Understanding larger neural networks in terms of functional circuits and their relations RLHF and Scalable oversight are not enough to deal with issues like deceptive of sycophantic behaviour If we can understand what the different subnetworks are doing. CNNs are mostly interpretable because we have an understanding of what the convolutional layer and pooling layers do whereas larger SOTA circuits are often much less interpretable. I couldn’t understand the geometry of superposition section in the Toy Models of Superposition paper, though it seemed interesting. Is there any mathematical formalism for interpretability?

Activity 1

Features: these represent the independent directions like a basis set for what we’re trying to learn. Circuits: Connections between Features which correspond to subgraphs of the whole network are functional components that represent relationships between features and together represent bigger semantic chunks of whatever is being learnt. Universality: similar circuits learn similar features of the problem even if the tasks are different. Examples: Features = an edge of an image.

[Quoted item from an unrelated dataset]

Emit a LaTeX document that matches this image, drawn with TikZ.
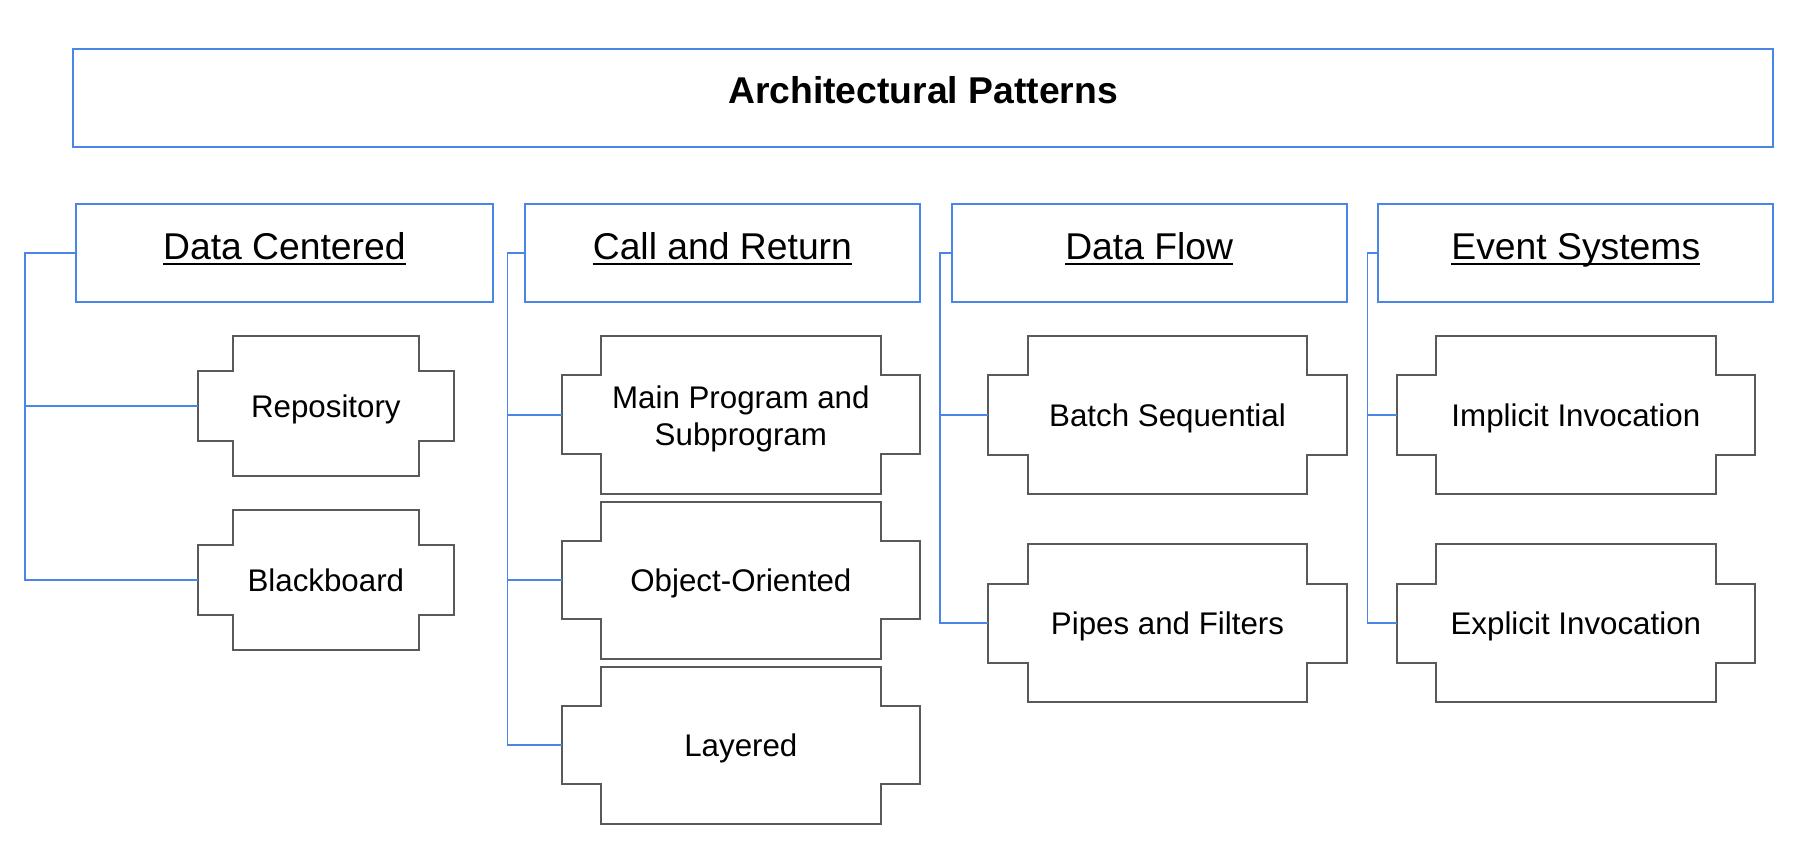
\documentclass[tikz,border=0pt]{standalone}
\usepackage{fontspec}
\setmainfont{Liberation Sans}
\definecolor{lineblue}{HTML}{4A86E8}
\definecolor{shapegray}{HTML}{595959}
\newcommand{\hdul}[1]{\setbox0\hbox{#1}\rlap{#1}\rule[-5.3pt]{\wd0}{2.7pt}}

\begin{document}
\begin{tikzpicture}[x=1pt, y=-1pt,
		topbox/.style={draw=lineblue, line width=2.2pt, minimum width=1700.6pt, minimum height=97.7pt, inner sep=0pt,
			font=\fontsize{37.3}{44}\selectfont\bfseries, text height=30pt, text depth=18.4pt},
		hdr/.style={draw=lineblue, line width=1.8pt, minimum height=98pt, inner sep=0pt,
			font=\fontsize{37.3}{44}\selectfont, text height=30pt, text depth=16.6pt},
		patbox/.style={inner sep=0pt, font=\fontsize{31.3}{37.4}\selectfont, align=center},
		onerow/.style={text height=22.4pt, text depth=0pt},
		link/.style={draw=lineblue, line width=1.8pt},
		notchline/.style={draw=shapegray, line width=2pt}]
		\useasboundingbox (0,0) rectangle (1801,842);

		\node[topbox] (arch) at (923,98.2) {Architectural Patterns};

		\node[hdr, minimum width=416.7pt] (dc) at (284.4,253.3) {\hdul{Data Centered}};
		\node[hdr, minimum width=395.3pt] (cr) at (722.4,253.3) {\hdul{Call and Return}};
		\node[hdr, minimum width=395pt] (df) at (1149.2,253.3) {\hdul{Data Flow}};
		\node[hdr, minimum width=395pt] (es) at (1575.8,253.3) {\hdul{Event Systems}};

		% data centered
		\node[patbox, onerow, minimum width=256.3pt, minimum height=140pt] (repo) at (325.85,406) {Repository};
		\node[patbox, onerow, minimum width=256.3pt, minimum height=140pt] (bb) at (325.85,580) {Blackboard};

		% call and return
		\node[patbox, text height=62pt, text depth=0pt, minimum width=358.3pt, minimum height=157.3pt] (mps) at (740.85,414.7) {Main Program and\\Subprogram};
		\node[patbox, onerow, minimum width=358.3pt, minimum height=156.6pt] (oo) at (740.85,580) {Object-Oriented};
		\node[patbox, onerow, minimum width=358.3pt, minimum height=156.6pt] (lay) at (740.85,745) {Layered};

		% data flow
		\node[patbox, onerow, minimum width=358.4pt, minimum height=158pt] (bs) at (1167.5,415) {Batch Sequential};
		\node[patbox, onerow, minimum width=358.4pt, minimum height=158pt] (pf) at (1167.5,623.2) {Pipes and Filters};

		% event systems
		\node[patbox, onerow, minimum width=358.3pt, minimum height=158pt] (ii) at (1575.85,415) {Implicit Invocation};
		\node[patbox, onerow, minimum width=358.3pt, minimum height=158pt] (ei) at (1575.85,623.2) {Explicit Invocation};

		\foreach \n/\c in {repo/35, bb/35, mps/39.3, oo/39.3, lay/39.3, bs/39.5, pf/39.5, ii/39.5, ei/39.5}
			\draw[notchline] ([xshift=\c pt]\n.north west) -- ([xshift=-\c pt]\n.north east) |- ([yshift=-\c pt]\n.north east)
				-- ([yshift=\c pt]\n.south east) -| ([xshift=-\c pt]\n.south east) -- ([xshift=\c pt]\n.south west)
				|- ([yshift=\c pt]\n.south west) -- ([yshift=-\c pt]\n.north west) -| ([xshift=\c pt]\n.north west) -- cycle;

		\draw[link] (dc.west) -- ++(-50,0) |- (repo.west);
		\draw[link] (dc.west) -- ++(-50,0) |- (bb.west);

		\draw[link] (cr.west) -- ++(-16.4,0) |- (mps.west);
		\draw[link] (cr.west) -- ++(-16.4,0) |- (oo.west);
		\draw[link] (cr.west) -- ++(-16.4,0) |- (lay.west);

		\draw[link] (df.west) -- ++(-11,0) |- (bs.west);
		\draw[link] (df.west) -- ++(-11,0) |- (pf.west);

		\draw[link] (es.west) -- ++(-10,0) |- (ii.west);
		\draw[link] (es.west) -- ++(-10,0) |- (ei.west);
\end{tikzpicture}
\end{document}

Circuits: A group of edge detection filters connected together by a certain weight that allows the detection of a square.

Activity 2

superposition: A single neuron represents noisy encodings of multiple features.

What is superposition? Give an example pair of large language model features that might be likely to be stored in superposition, and why.
What’s a polysemantic neuron? How does this relate to superposition?
What is the general idea behind dictionary learning? Why might it be helpful?
Lesser neurons, more features to be encoded. Semicolon in javascript has different meanings in English or other languages. Sparse correlation makes the neurons polysemantic.
Single neurons encode more than one feature noisily. Polysemantic neurons allow for superposition.
Related to sparse autoencoding. Creating an independent basis set for whatever latent semantic space is being considered as a sort of dimensionality reduction or ‘disentangling’.

Questions

How much does interpretability affect performance? Dictionary Learning - post hoc interpretability = focus on performance and then do dictionary learning to understand what the different things are doing. You take a layer of polysemantic neurons and expand it out into a layer of size maybe 10-15 times its size so that you can see all the monosemantic features.